Supplied data
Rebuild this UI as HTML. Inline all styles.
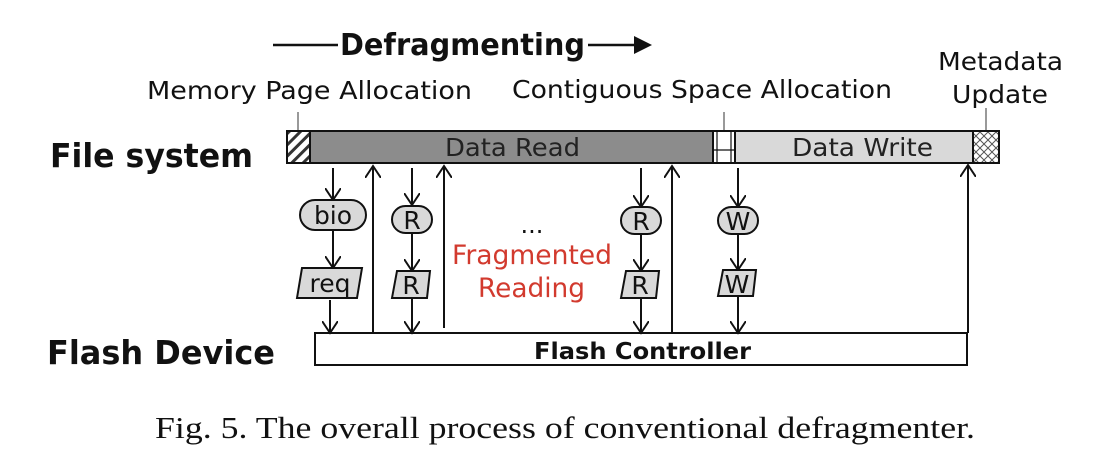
<!DOCTYPE html><html><head><style>body{margin:0;background:#fff}svg{display:block}</style></head><body>
<svg width="1097" height="455" xmlns="http://www.w3.org/2000/svg" font-family="'DejaVu Sans','Liberation Sans',sans-serif">
<defs>
<marker id="a" markerWidth="14" markerHeight="16" refX="12" refY="8" orient="auto" markerUnits="userSpaceOnUse"><path d="M0,0 L12,8 L0,16" fill="none" stroke="#111" stroke-width="2"/></marker>
<marker id="s" markerWidth="10" markerHeight="10" refX="9" refY="5" orient="auto" markerUnits="userSpaceOnUse"><path d="M0,0 L10,5 L0,10z" fill="#111"/></marker>
<pattern id="h" width="8" height="8" patternUnits="userSpaceOnUse" patternTransform="rotate(45)"><rect width="8" height="8" fill="#fff"/><rect width="3" height="8" fill="#333"/></pattern>
<pattern id="x" width="8" height="8" patternUnits="userSpaceOnUse"><rect width="8" height="8" fill="#fff"/><path d="M0,0L8,8M8,0L0,8" stroke="#555" stroke-width="1"/></pattern>
</defs>
<g stroke="#111" stroke-width="2.5"><line x1="273" y1="45" x2="338" y2="45"/><line x1="588" y1="45" x2="640" y2="45"/></g>
<path d="M634,36 L652,45 L634,54z" fill="#111"/>
<text x="340" y="55" font-size="30" font-weight="bold" textLength="245" lengthAdjust="spacingAndGlyphs" fill="#111">Defragmenting</text>
<g font-size="25" fill="#111">
<text x="147" y="99" textLength="325" lengthAdjust="spacingAndGlyphs">Memory Page Allocation</text>
<text x="512" y="98" textLength="380" lengthAdjust="spacingAndGlyphs">Contiguous Space Allocation</text>
<text x="938" y="70" textLength="125" lengthAdjust="spacingAndGlyphs">Metadata</text>
<text x="952" y="103" textLength="96" lengthAdjust="spacingAndGlyphs">Update</text>
</g>
<g stroke="#333" stroke-width="1"><line x1="298" y1="112" x2="298" y2="148" marker-end="url(#s)"/><line x1="724" y1="112" x2="724" y2="148" marker-end="url(#s)"/><line x1="986" y1="108" x2="986" y2="148" marker-end="url(#s)"/></g>
<text x="50" y="167" font-size="33" font-weight="bold" fill="#111" textLength="203" lengthAdjust="spacingAndGlyphs">File system</text>
<text x="47" y="364" font-size="33" font-weight="bold" fill="#111" textLength="228" lengthAdjust="spacingAndGlyphs">Flash Device</text>
<g stroke="#111" stroke-width="2">
<rect x="287" y="131" width="23" height="32" fill="url(#h)"/>
<rect x="310" y="131" width="403" height="32" fill="#8c8c8c"/>
<rect x="713" y="131" width="22" height="32" fill="#fff"/>
<rect x="735" y="131" width="238" height="32" fill="#d9d9d9"/>
<rect x="973" y="131" width="26" height="32" fill="url(#x)"/>
<rect x="315" y="333" width="652" height="32" fill="#fff"/>
</g>
<g stroke="#111" stroke-width="1.2"><line x1="717" y1="131" x2="717" y2="163"/><line x1="731" y1="131" x2="731" y2="163"/><line x1="713" y1="150" x2="735" y2="150"/></g>
<g font-size="25" fill="#222"><text x="445" y="156" textLength="135" lengthAdjust="spacingAndGlyphs">Data Read</text><text x="792" y="156" textLength="141" lengthAdjust="spacingAndGlyphs">Data Write</text></g>
<text x="534" y="359" font-size="23" font-weight="bold" fill="#111" textLength="217" lengthAdjust="spacingAndGlyphs">Flash Controller</text>
<g stroke="#111" stroke-width="2" fill="none" marker-end="url(#a)">
<line x1="333" y1="168" x2="333" y2="200"/><line x1="333" y1="230" x2="333" y2="268"/><line x1="330" y1="300" x2="330" y2="333"/>
<line x1="373" y1="332" x2="373" y2="166"/>
<line x1="412" y1="168" x2="412" y2="205"/><line x1="412" y1="233" x2="412" y2="271"/><line x1="412" y1="298" x2="412" y2="333"/>
<line x1="444" y1="328" x2="444" y2="166"/>
<line x1="641" y1="168" x2="641" y2="207"/><line x1="641" y1="234" x2="641" y2="271"/><line x1="641" y1="298" x2="641" y2="333"/>
<line x1="672" y1="332" x2="672" y2="166"/>
<line x1="738" y1="168" x2="738" y2="207"/><line x1="738" y1="234" x2="738" y2="270"/><line x1="738" y1="296" x2="738" y2="333"/>
<line x1="968" y1="333" x2="968" y2="165"/>
</g>
<g stroke="#111" stroke-width="2" fill="#d9d9d9">
<rect x="300" y="200" width="66" height="30" rx="15"/>
<rect x="392" y="206" width="40" height="27" rx="13.5"/>
<rect x="621" y="207" width="40" height="27" rx="13.5"/>
<rect x="718" y="207" width="40" height="27" rx="13.5"/>
<path d="M302,268 L362,268 L357,298 L297,298z"/>
<path d="M397,271 L430,271 L427,298 L392,298z"/>
<path d="M626,271 L659,271 L656,298 L621,298z"/>
<path d="M723,270 L756,270 L753,296 L718,296z"/>
</g>
<g font-size="25" fill="#111" text-anchor="middle">
<text x="333" y="224">bio</text><text x="330" y="292">req</text>
<text x="412" y="229">R</text><text x="411" y="294">R</text>
<text x="641" y="230">R</text><text x="640" y="294">R</text>
<text x="738" y="230">W</text><text x="737" y="293">W</text>
</g>
<text x="532" y="233" font-size="24" text-anchor="middle" fill="#111">...</text>
<g font-size="27" fill="#d23a2e"><text x="452" y="264" textLength="160" lengthAdjust="spacingAndGlyphs">Fragmented</text><text x="478" y="297" textLength="107" lengthAdjust="spacingAndGlyphs">Reading</text></g>
<text x="155" y="438" font-size="31" font-family="'Liberation Serif',serif" fill="#111" textLength="820" lengthAdjust="spacingAndGlyphs">Fig. 5.  The overall process of conventional defragmenter.</text>
</svg></body></html>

Task requirements
Copy the listing exactly. Any image in it stays out of the copy.

Problem solution
Rebuild this UI as HTML. Inline all styles.
<!DOCTYPE html><html><head><style>body{margin:0;background:#fff}svg{display:block}</style></head><body>
<svg width="1097" height="455" xmlns="http://www.w3.org/2000/svg" font-family="'DejaVu Sans','Liberation Sans',sans-serif">
<defs>
<marker id="a" markerWidth="14" markerHeight="16" refX="12" refY="8" orient="auto" markerUnits="userSpaceOnUse"><path d="M0,0 L12,8 L0,16" fill="none" stroke="#111" stroke-width="2"/></marker>
<marker id="s" markerWidth="10" markerHeight="10" refX="9" refY="5" orient="auto" markerUnits="userSpaceOnUse"><path d="M0,0 L10,5 L0,10z" fill="#111"/></marker>
<pattern id="h" width="8" height="8" patternUnits="userSpaceOnUse" patternTransform="rotate(45)"><rect width="8" height="8" fill="#fff"/><rect width="3" height="8" fill="#333"/></pattern>
<pattern id="x" width="8" height="8" patternUnits="userSpaceOnUse"><rect width="8" height="8" fill="#fff"/><path d="M0,0L8,8M8,0L0,8" stroke="#555" stroke-width="1"/></pattern>
</defs>
<g stroke="#111" stroke-width="2.5"><line x1="273" y1="45" x2="338" y2="45"/><line x1="588" y1="45" x2="640" y2="45"/></g>
<path d="M634,36 L652,45 L634,54z" fill="#111"/>
<text x="340" y="55" font-size="30" font-weight="bold" textLength="245" lengthAdjust="spacingAndGlyphs" fill="#111">Defragmenting</text>
<g font-size="25" fill="#111">
<text x="147" y="99" textLength="325" lengthAdjust="spacingAndGlyphs">Memory Page Allocation</text>
<text x="512" y="98" textLength="380" lengthAdjust="spacingAndGlyphs">Contiguous Space Allocation</text>
<text x="938" y="70" textLength="125" lengthAdjust="spacingAndGlyphs">Metadata</text>
<text x="952" y="103" textLength="96" lengthAdjust="spacingAndGlyphs">Update</text>
</g>
<g stroke="#333" stroke-width="1"><line x1="298" y1="112" x2="298" y2="148" marker-end="url(#s)"/><line x1="724" y1="112" x2="724" y2="148" marker-end="url(#s)"/><line x1="986" y1="108" x2="986" y2="148" marker-end="url(#s)"/></g>
<text x="50" y="167" font-size="33" font-weight="bold" fill="#111" textLength="203" lengthAdjust="spacingAndGlyphs">File system</text>
<text x="47" y="364" font-size="33" font-weight="bold" fill="#111" textLength="228" lengthAdjust="spacingAndGlyphs">Flash Device</text>
<g stroke="#111" stroke-width="2">
<rect x="287" y="131" width="23" height="32" fill="url(#h)"/>
<rect x="310" y="131" width="403" height="32" fill="#8c8c8c"/>
<rect x="713" y="131" width="22" height="32" fill="#fff"/>
<rect x="735" y="131" width="238" height="32" fill="#d9d9d9"/>
<rect x="973" y="131" width="26" height="32" fill="url(#x)"/>
<rect x="315" y="333" width="652" height="32" fill="#fff"/>
</g>
<g stroke="#111" stroke-width="1.2"><line x1="717" y1="131" x2="717" y2="163"/><line x1="731" y1="131" x2="731" y2="163"/><line x1="713" y1="150" x2="735" y2="150"/></g>
<g font-size="25" fill="#222"><text x="445" y="156" textLength="135" lengthAdjust="spacingAndGlyphs">Data Read</text><text x="792" y="156" textLength="141" lengthAdjust="spacingAndGlyphs">Data Write</text></g>
<text x="534" y="359" font-size="23" font-weight="bold" fill="#111" textLength="217" lengthAdjust="spacingAndGlyphs">Flash Controller</text>
<g stroke="#111" stroke-width="2" fill="none" marker-end="url(#a)">
<line x1="333" y1="168" x2="333" y2="200"/><line x1="333" y1="230" x2="333" y2="268"/><line x1="330" y1="300" x2="330" y2="333"/>
<line x1="373" y1="332" x2="373" y2="166"/>
<line x1="412" y1="168" x2="412" y2="205"/><line x1="412" y1="233" x2="412" y2="271"/><line x1="412" y1="298" x2="412" y2="333"/>
<line x1="444" y1="328" x2="444" y2="166"/>
<line x1="641" y1="168" x2="641" y2="207"/><line x1="641" y1="234" x2="641" y2="271"/><line x1="641" y1="298" x2="641" y2="333"/>
<line x1="672" y1="332" x2="672" y2="166"/>
<line x1="738" y1="168" x2="738" y2="207"/><line x1="738" y1="234" x2="738" y2="270"/><line x1="738" y1="296" x2="738" y2="333"/>
<line x1="968" y1="333" x2="968" y2="165"/>
</g>
<g stroke="#111" stroke-width="2" fill="#d9d9d9">
<rect x="300" y="200" width="66" height="30" rx="15"/>
<rect x="392" y="206" width="40" height="27" rx="13.5"/>
<rect x="621" y="207" width="40" height="27" rx="13.5"/>
<rect x="718" y="207" width="40" height="27" rx="13.5"/>
<path d="M302,268 L362,268 L357,298 L297,298z"/>
<path d="M397,271 L430,271 L427,298 L392,298z"/>
<path d="M626,271 L659,271 L656,298 L621,298z"/>
<path d="M723,270 L756,270 L753,296 L718,296z"/>
</g>
<g font-size="25" fill="#111" text-anchor="middle">
<text x="333" y="224">bio</text><text x="330" y="292">req</text>
<text x="412" y="229">R</text><text x="411" y="294">R</text>
<text x="641" y="230">R</text><text x="640" y="294">R</text>
<text x="738" y="230">W</text><text x="737" y="293">W</text>
</g>
<text x="532" y="233" font-size="24" text-anchor="middle" fill="#111">...</text>
<g font-size="27" fill="#d23a2e"><text x="452" y="264" textLength="160" lengthAdjust="spacingAndGlyphs">Fragmented</text><text x="478" y="297" textLength="107" lengthAdjust="spacingAndGlyphs">Reading</text></g>
<text x="155" y="438" font-size="31" font-family="'Liberation Serif',serif" fill="#111" textLength="820" lengthAdjust="spacingAndGlyphs">Fig. 5.  The overall process of conventional defragmenter.</text>
</svg></body></html>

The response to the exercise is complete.